Rigoberta Bandini canta una canción que me gusta mucho. Dice: «Porque si yo fuera una perra/todos estos miedos/
se disiparían y viviría en armonía y libertad/creo que toda mi existencia/
sería mucho más amable y liberal». Es decir, una mujer explica con ironía e inteligencia las ventajas de haber nacido perra en lugar de mujer, quejándose de su condición humana.
La canción siempre me ha hecho gracia. Me parece un juego hábil de palabras y significados. Se trata de darle la vuelta a una expresión tradicionalmente peyorativa para convertirla en algo positivo y sinónimo de libertad.
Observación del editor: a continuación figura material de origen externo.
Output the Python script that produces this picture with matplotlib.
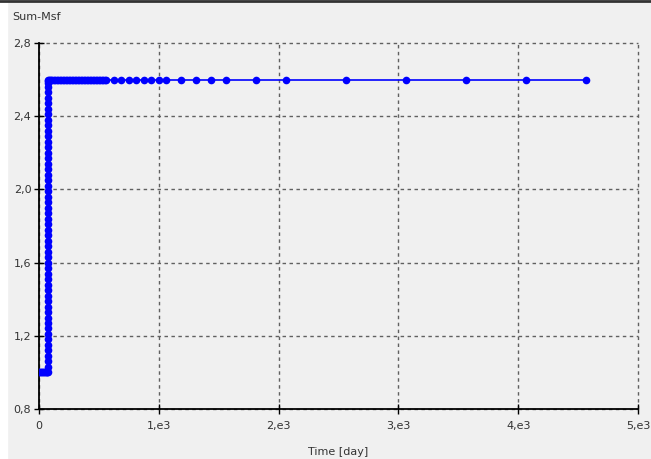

A las mujeres, desde hace siglos, se nos ha llamado «perras» como forma de insulto. Rigoberta Bandini establece el paralelismo entre la condición humana y perruna, advirtiéndonos de que para una mujer de hoy ser perra, en el sentido literal de la palabra, podría resultar muy favorable: «porque nadie me puede prohibir ladrar». Se trata de una aguda crítica a la condición de la mujer y de una reivindicación de su libertad.
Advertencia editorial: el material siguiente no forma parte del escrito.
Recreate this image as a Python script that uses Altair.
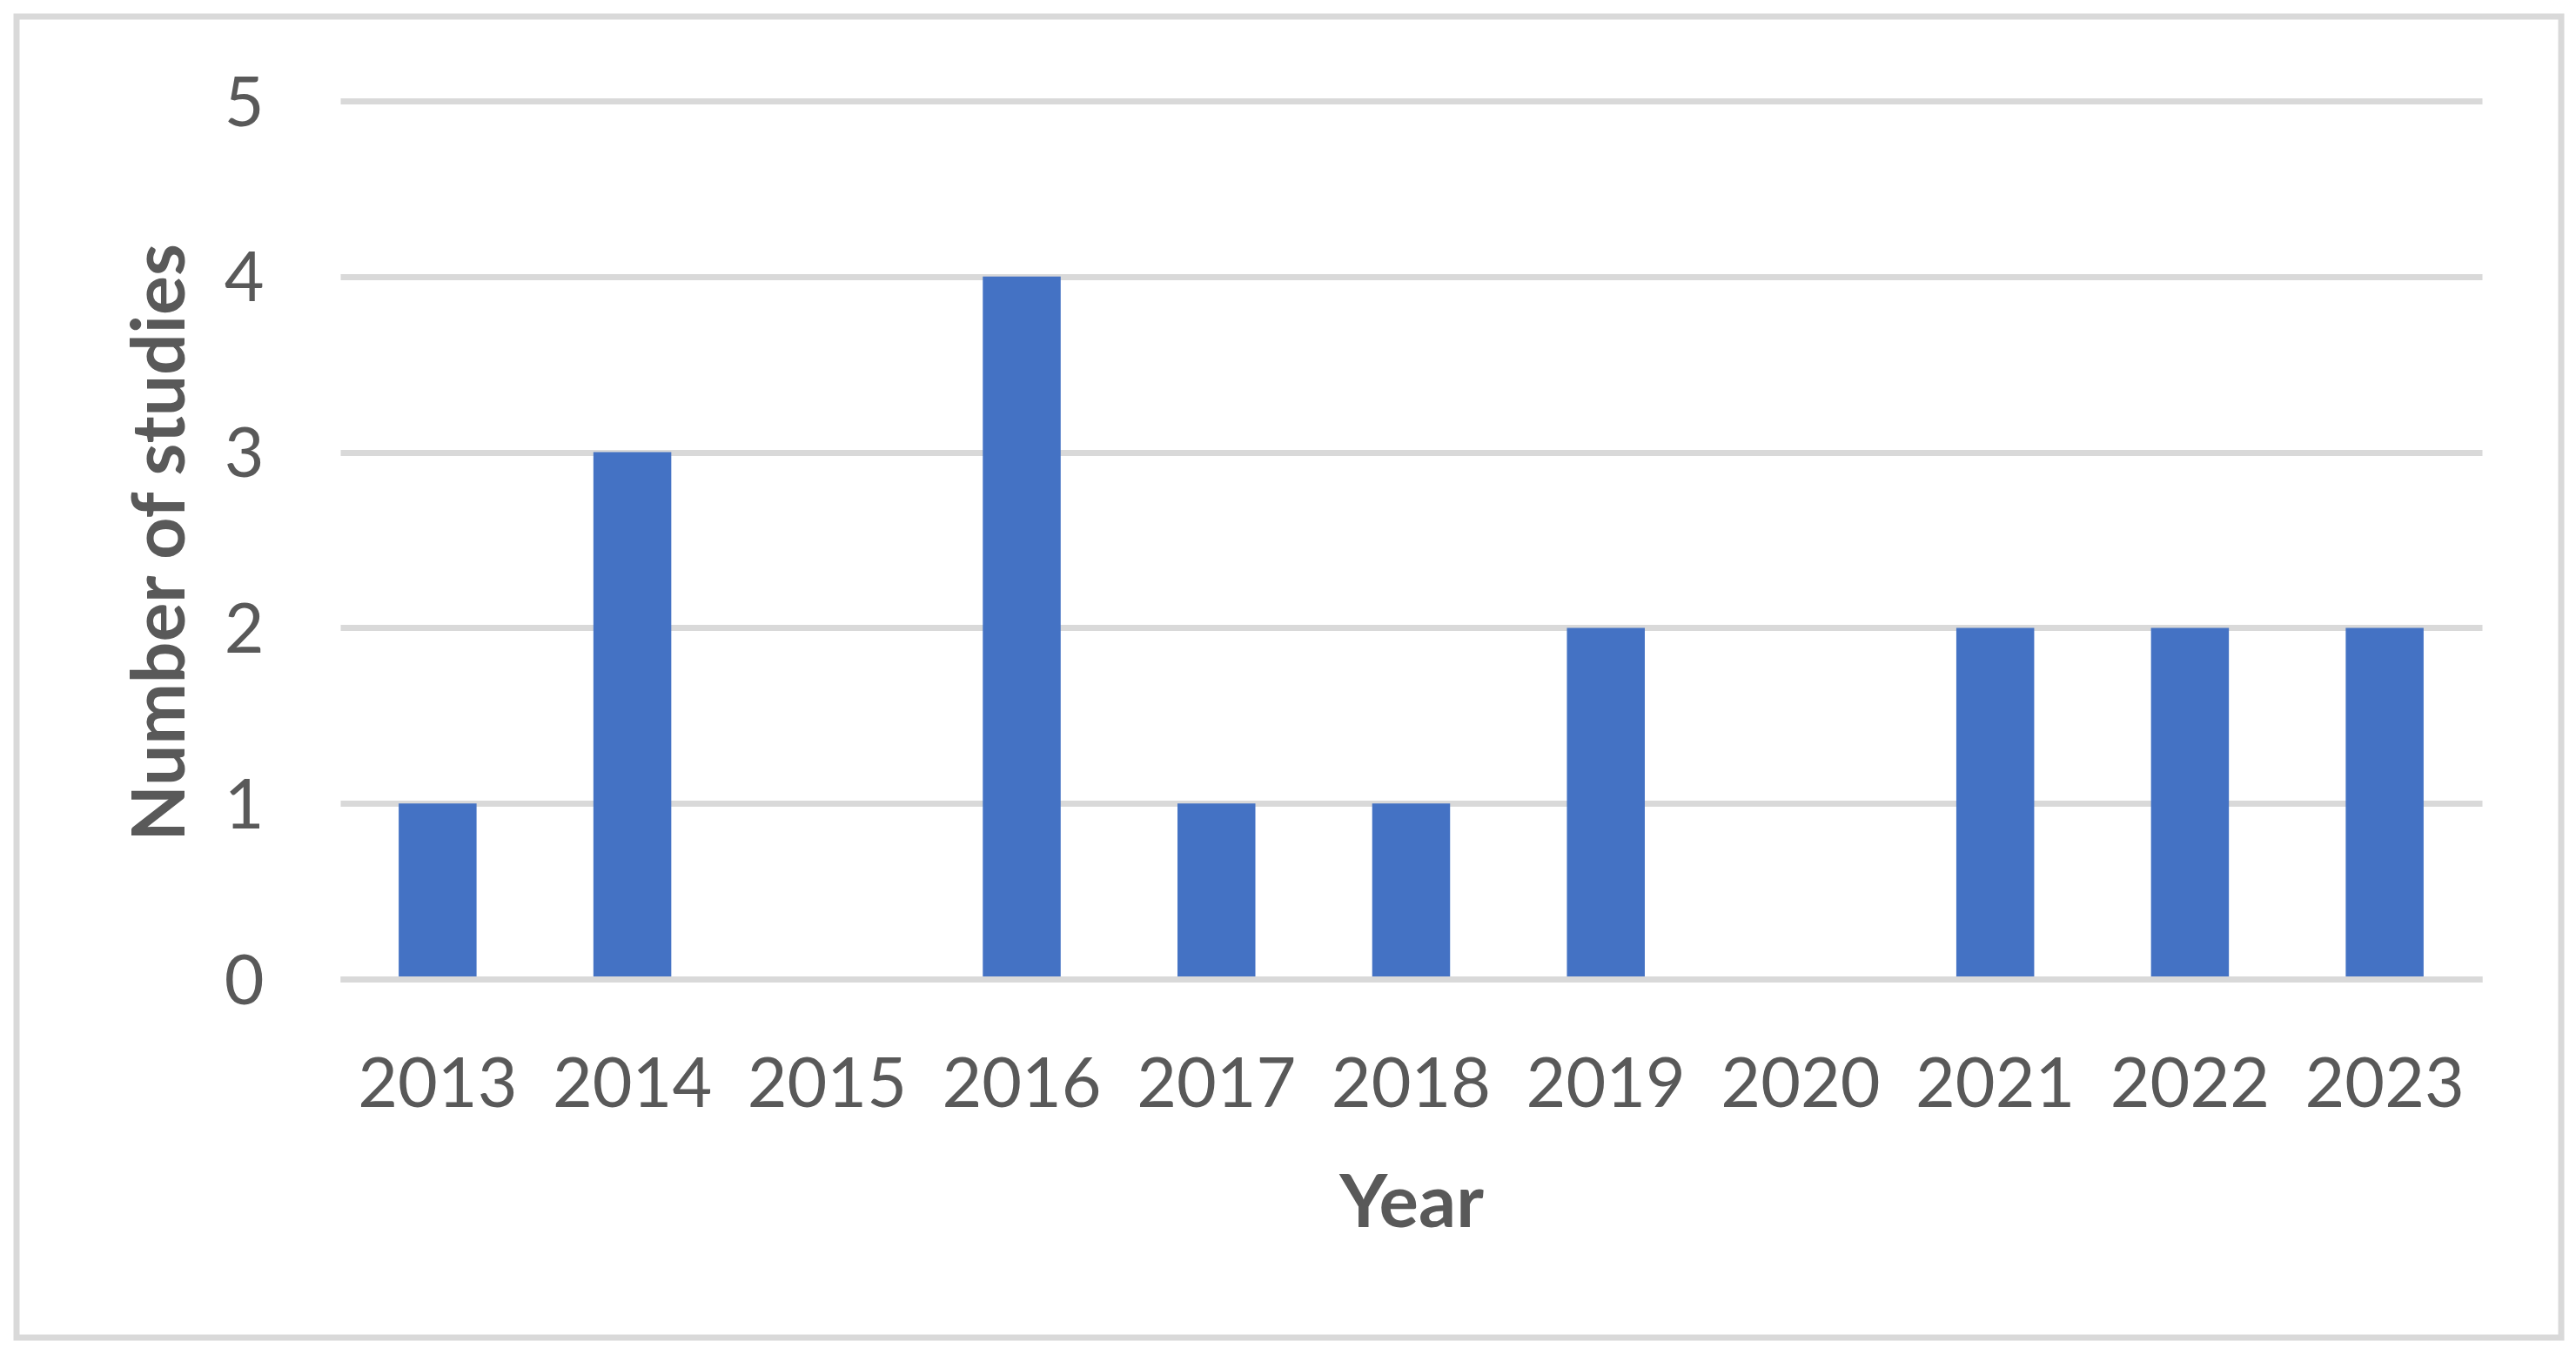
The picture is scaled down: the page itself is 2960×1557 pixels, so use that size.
import altair as alt
import pandas as pd

years = ["2013", "2014", "2015", "2016", "2017", "2018", "2019", "2020", "2021", "2022", "2023"]
counts = [1, 3, 0, 4, 1, 1, 2, 0, 2, 2, 2]
y_ticks = [0, 1, 2, 3, 4, 5]

df = pd.DataFrame({"Year": years, "Number of studies": counts})

TEXT = "#595959"
GRID = "#D9D9D9"
FONT = "Lato"

W, H = 2461, 1009

bars = alt.Chart(df).mark_bar(color="#4472C4").encode(
    x=alt.X(
        "Year:N",
        sort=years,
        scale=alt.Scale(paddingInner=0.6, paddingOuter=0.3),
        axis=alt.Axis(
            title="Year",
            labelAngle=0,
            labelLimit=0,
            labelFont=FONT,
            labelFontSize=79,
            labelColor=TEXT,
            labelBaseline="alphabetic",
            labelPadding=146,
            ticks=False,
            tickSize=0,
            domain=True,
            domainColor=GRID,
            domainWidth=7,
            grid=False,
            titleFont=FONT,
            titleFontSize=85,
            titleFontWeight="bold",
            titleColor=TEXT,
            titleBaseline="alphabetic",
            titleAlign="center",
            titleX=W / 2,
            titleY=284,
            zindex=1,
        ),
    ),
    y=alt.Y(
        "Number of studies:Q",
        scale=alt.Scale(domain=[0, 5], nice=False),
        axis=alt.Axis(
            title="Number of studies",
            values=y_ticks,
            format="d",
            labelFont=FONT,
            labelFontSize=79,
            labelColor=TEXT,
            labelBaseline="alphabetic",
            labelOffset=28,
            labelPadding=88,
            ticks=False,
            tickSize=0,
            domain=False,
            grid=True,
            gridColor=GRID,
            gridWidth=7,
            titleFont=FONT,
            titleFontSize=84,
            titleFontWeight="bold",
            titleColor=TEXT,
            titleAngle=270,
            titleBaseline="alphabetic",
            titleAlign="center",
            titleX=-180,
            titleY=507,
        ),
    ),
)

frame = alt.Chart(pd.DataFrame({"f": [0]})).mark_rect(
    fillOpacity=0, stroke=GRID, strokeWidth=7
).encode(
    x=alt.value(-372), x2=alt.value(2552), y=alt.value(-97), y2=alt.value(1421)
)

chart = alt.layer(frame, bars).properties(
    width=W,
    height=H,
    autosize=alt.AutoSizeParams(type="none"),
    padding={"left": 383, "top": 108, "right": 96, "bottom": 418},
    background="white",
).configure_view(strokeWidth=0)

chart.save("out.html", embed_options={"renderer": "svg", "actions": False})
Pensaba en esta canción a raíz de un comentario que me hicieron unas chicas adolescentes. Me explicaban una forma nueva de deshacerse de los «pesados de turno», los chicos que no gustan pero que no desfallecen a la hora de perseguir a una chica en un bar, una verbena o una discoteca. Imaginémonos la escena: dos amigas están bailando o conversando al son de una música. Aparece entonces el típico moscón pesado y con ganas de juerga. Les habla, intenta llamar su atención, pretende invitarlas a beber. Ellas al principio actúan como si fuese invisible. Después le dan señales claras de indiferencia o incluso de rechazo, aunque él no se da por aludido. Llegado a un cierto límite, las dos chicas se quedan mirándole fijamente y empiezan a ladrar al unísono. Son ladridos salvajes, de perro encolerizado, a punto para morder. El presunto ligón siente sorpresa, desconcierto, puede que incluso horror. Se da la vuelta y las deja en paz. Ellas siguen bailando. Ser perras las ha salvado.